Let’s look at some math just for fun. (admittedly oversimplified)
Industry is averaging around 35% return rate. (Digital rate is zero)
Hard Cover example:
$25 retail
$12 wholesale
100,000 print run
35% return rate
$2.25 variable product cost
$1.2 million gross revenue
$.250 million variable product cost
$.78 million revenue net of returns
$.53 gross profit (excludes royalties, retail promotion fees, slotting, marketing etc)
Profit per net copy sold = $8.15
E-book (we will say $9.99 for kicks)
Any price north of $8.15 to ebook retailers is a net positive (and that even assumes you still spend all the same promotion fees & slotting fees with ebook retailers you do with bricks and mortar stores – reality is costs are less)
But the e-book story gets more compelling. In the industry for books that have print runs of 100,000 last figures I knew had a success rate of less than 45%. That is more than half won’t earn any profit because the high returns will eat all profits. E-books have no variable costs for the publisher and most importantly have zero returns. Returns are the bane of book publishers and jokes about truckloads of books coming back are unfortunately true and common, yet rather than embrace an opportunity lead, too many publishers seem to be stuck in the ways that will make their enterprises of suspect value going forward.

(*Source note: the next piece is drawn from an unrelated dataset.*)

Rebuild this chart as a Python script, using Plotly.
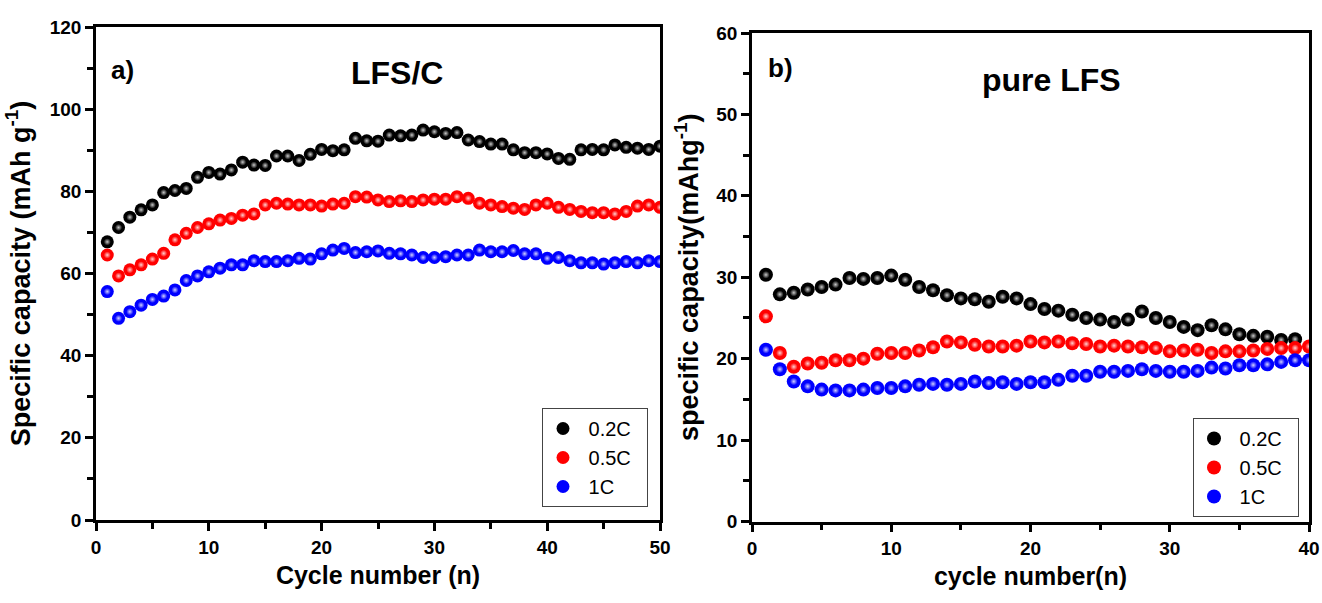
import plotly.graph_objects as go

# ---------------- data ----------------
cycles_a = list(range(1, 51))
cap_a_02C = [67.7, 71.2, 73.7, 75.5, 76.7, 79.7, 80.2, 80.7, 83.4, 84.6,
             84.2, 85.2, 87.1, 86.4, 86.3, 88.6, 88.6, 87.5, 89.0, 90.2,
             89.9, 90.1, 92.9, 92.3, 92.2, 93.7, 93.5, 93.7, 94.9, 94.5,
             94.1, 94.3, 92.5, 92.1, 91.5, 91.5, 90.1, 89.4, 89.4, 89.1,
             88.0, 87.8, 90.1, 90.2, 90.1, 91.3, 90.7, 90.5, 90.2, 91.0]
cap_a_05C = [64.5, 59.4, 60.9, 62.1, 63.5, 64.9, 68.2, 69.8, 71.2, 72.1,
             73.0, 73.4, 74.2, 74.5, 76.7, 77.1, 76.9, 76.7, 76.7, 76.4,
             76.9, 77.1, 78.7, 78.6, 77.9, 77.5, 77.7, 77.5, 77.9, 78.1,
             78.1, 78.7, 78.3, 77.1, 76.7, 76.3, 75.9, 75.6, 76.7, 77.1,
             76.1, 75.6, 75.1, 74.8, 74.8, 74.5, 75.1, 76.4, 76.7, 76.1]
cap_a_1C = [55.6, 49.1, 50.7, 52.3, 53.7, 54.5, 56.0, 58.3, 59.4, 60.4,
            61.3, 62.1, 62.1, 63.1, 62.9, 62.9, 63.1, 63.7, 63.5, 64.8,
            65.7, 66.1, 65.1, 65.3, 65.5, 64.9, 64.8, 64.5, 63.9, 63.9,
            64.1, 64.5, 64.5, 65.7, 65.3, 65.3, 65.6, 64.8, 64.8, 63.7,
            63.9, 63.1, 62.6, 62.6, 62.3, 62.6, 62.9, 62.6, 63.1, 62.9]

cycles_b_02C = list(range(1, 40))
cycles_b = list(range(1, 41))
cap_b_02C = [30.3, 27.9, 28.1, 28.5, 28.8, 29.1, 29.9, 29.8, 29.9, 30.2,
             29.7, 28.8, 28.4, 27.8, 27.4, 27.3, 27.0, 27.6, 27.4, 26.7,
             26.1, 25.9, 25.4, 25.0, 24.8, 24.5, 24.8, 25.8, 25.0, 24.5,
             23.9, 23.5, 24.1, 23.6, 23.0, 22.8, 22.7, 22.3, 22.4]
cap_b_05C = [25.2, 20.7, 19.0, 19.4, 19.5, 19.8, 19.8, 20.0, 20.6, 20.7,
             20.7, 21.0, 21.4, 22.1, 22.0, 21.7, 21.5, 21.5, 21.6, 22.1,
             22.0, 22.1, 21.9, 21.8, 21.5, 21.6, 21.5, 21.4, 21.3, 20.9,
             21.0, 21.1, 20.7, 20.9, 20.9, 21.0, 21.2, 21.3, 21.3, 21.5]
cap_b_1C = [21.1, 18.7, 17.2, 16.6, 16.2, 16.1, 16.1, 16.2, 16.4, 16.4,
            16.6, 16.8, 16.9, 16.8, 16.9, 17.2, 17.0, 17.1, 16.9, 17.1,
            17.1, 17.4, 17.9, 17.9, 18.4, 18.4, 18.5, 18.7, 18.5, 18.4,
            18.4, 18.5, 18.9, 18.8, 19.2, 19.2, 19.3, 19.6, 19.8, 19.8]

labels = ["0.2C", "0.5C", "1C"]
colors = ["#000000", "#ff0000", "#0000ff"]
highlights = ["#c8c8c8", "#ffd0d0", "#d0d0ff"]

W, H = 1322, 603
FONT = "Arial, Liberation Sans, sans-serif"
PAD = "\u00a0" * 2

fig = go.Figure()

def add_series(x, y, i, xa, ya, legend, size):
    fig.add_trace(go.Scatter(
        x=x, y=y, mode="markers", name="\u00a0" + labels[i] + PAD, xaxis=xa, yaxis=ya,
        legend=legend, legendgroup=legend + labels[i],
        marker=dict(size=size, color=colors[i], line=dict(width=0))))
    fig.add_trace(go.Scatter(
        x=x, y=y, mode="markers", name=labels[i], xaxis=xa, yaxis=ya,
        legend=legend, legendgroup=legend + labels[i], showlegend=False,
        hoverinfo="skip",
        marker=dict(size=size * 0.55, color=colors[i], line=dict(width=0),
                    gradient=dict(type="radial", color=highlights[i]))))

for i, yv in enumerate([cap_a_02C, cap_a_05C, cap_a_1C]):
    add_series(cycles_a, yv, i, "x", "y", "legend", 13)
for i, (xv, yv) in enumerate([(cycles_b_02C, cap_b_02C), (cycles_b, cap_b_05C), (cycles_b, cap_b_1C)]):
    add_series(xv, yv, i, "x2", "y2", "legend2", 14)

def px_x(p):
    return p / W

def px_y(p):
    return 1 - p / H

axis_common = dict(
    showline=True, linewidth=2.5, linecolor="black", mirror=True,
    ticks="outside", ticklen=8, tickwidth=2.5, tickcolor="black",
    showgrid=False, zeroline=False, automargin=False,
    tickprefix="<b>", ticksuffix="</b>",
    tickfont=dict(family=FONT, size=19, color="black", weight="bold"),
)
minor_common = dict(ticks="outside", ticklen=6, tickwidth=2.5, tickcolor="black", showgrid=False)
xtitle_font = dict(family=FONT, size=25, color="black", weight="bold")
ytitle_font = dict(family=FONT, size=27, color="black", weight="bold")

fig.update_layout(
    template="none",
    width=W, height=H,
    margin=dict(l=0, r=0, t=0, b=0),
    paper_bgcolor="white", plot_bgcolor="white",
    showlegend=True,
    xaxis=dict(axis_common, domain=[px_x(96), px_x(660)], range=[0, 50], dtick=10,
               minor=dict(minor_common, dtick=5),
               title=dict(text="Cycle number (n)", standoff=10, font=xtitle_font),
               anchor="y"),
    yaxis=dict(axis_common, domain=[px_y(520), px_y(27)], range=[0, 120], dtick=20,
               minor=dict(minor_common, dtick=10),
               title=dict(text="Specific capacity (mAh g<sup>-1</sup>)", standoff=12, font=ytitle_font),
               anchor="x"),
    xaxis2=dict(axis_common, domain=[px_x(752), px_x(1309)], range=[0, 40], dtick=10,
                minor=dict(minor_common, dtick=5),
                title=dict(text="cycle number(n)", standoff=10, font=xtitle_font),
                anchor="y2"),
    yaxis2=dict(axis_common, domain=[px_y(521.5), px_y(33)], range=[0, 60], dtick=10,
                minor=dict(minor_common, dtick=5),
                title=dict(text="specific capacity(mAhg<sup>-1</sup>)", standoff=10, font=ytitle_font),
                anchor="x2"),
    legend=dict(x=px_x(542), y=px_y(408), xanchor="left", yanchor="top",
                bgcolor="white", bordercolor="#444444", borderwidth=1,
                font=dict(family=FONT, size=20, color="black"),
                itemsizing="trace", tracegroupgap=0),
    legend2=dict(x=px_x(1193), y=px_y(418), xanchor="left", yanchor="top",
                 bgcolor="white", bordercolor="#444444", borderwidth=1,
                 font=dict(family=FONT, size=20, color="black"),
                 itemsizing="trace", tracegroupgap=0),
)

ann_font = lambda s: dict(family=FONT, size=s, color="black", weight="bold")
for txt, px, py, s in [("a)", 122, 70, 26), ("LFS/C", 397, 73, 32),
                       ("b)", 780, 68, 26), ("pure LFS", 1051, 80, 32)]:
    fig.add_annotation(text=txt, x=px_x(px), y=px_y(py), xref="paper", yref="paper",
                       xanchor="center", yanchor="middle",
                       showarrow=False, font=ann_font(s))

fig.write_html("out.html",
               config={"displayModeBar": False},
               post_script="document.body.style.margin='0';document.body.style.padding='0';"
                           "document.documentElement.style.overflow='hidden';")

As for the consumer, I now read all my books through Kindle on the i-phone and am reading more than twice as many books as I did before e-books, but even without consumers reading more books the real opportunity is to embrace and lead change.
EDIT: I was asked to extend my thoughts here with what would I do then if I was publishing books and so here are my thoughts. First, understand that the above economics are made even more compelling when you consider the impact of books that don’t generate sufficient sales and generate very high returns. If my back of the envelope math is right, on average a publisher could get under $6.50/book for e-books and still come out ahead.
What would I do:
- Do everything in my power to drive e-book adoption amongst my consumer base. Partner with e-book providers such as Amazon to drive more rapid adoption of e-books. Consider launching first on e-books and then in print, not the other way around. The fast you move people to e-books the better your long term economics will be. Barriers to entry will come down even further with e-books and if publishers insist on holding back they can and will be supplanted. Embrace and accelerate with a much lower cost and risk structure and learn to thrive.
- Leverage e-books like crazy to create adoption of new high potential series. The real money on a popular series isn’t made in the first few months of the first book anyway, it is made through the multiple purchases on a mass scale that a hit series drive. If I am launching a series I want scale, yet I need to manage risk and e-books give the best of both worlds.
- Work with e-book retailers to partner on ways to enhance e-books with built in sharing leveraging twitter and facebook so I can share my reading passions with those most likely to be influenced.
- Agains embrace e-book retailers and partner on ways that we can create more value in the equation through natural extensions and ancillary ways to monetize the content.
- Fish where the fish are. If consumers are shifting to e-books get their quickly and stake out your fishing hole early.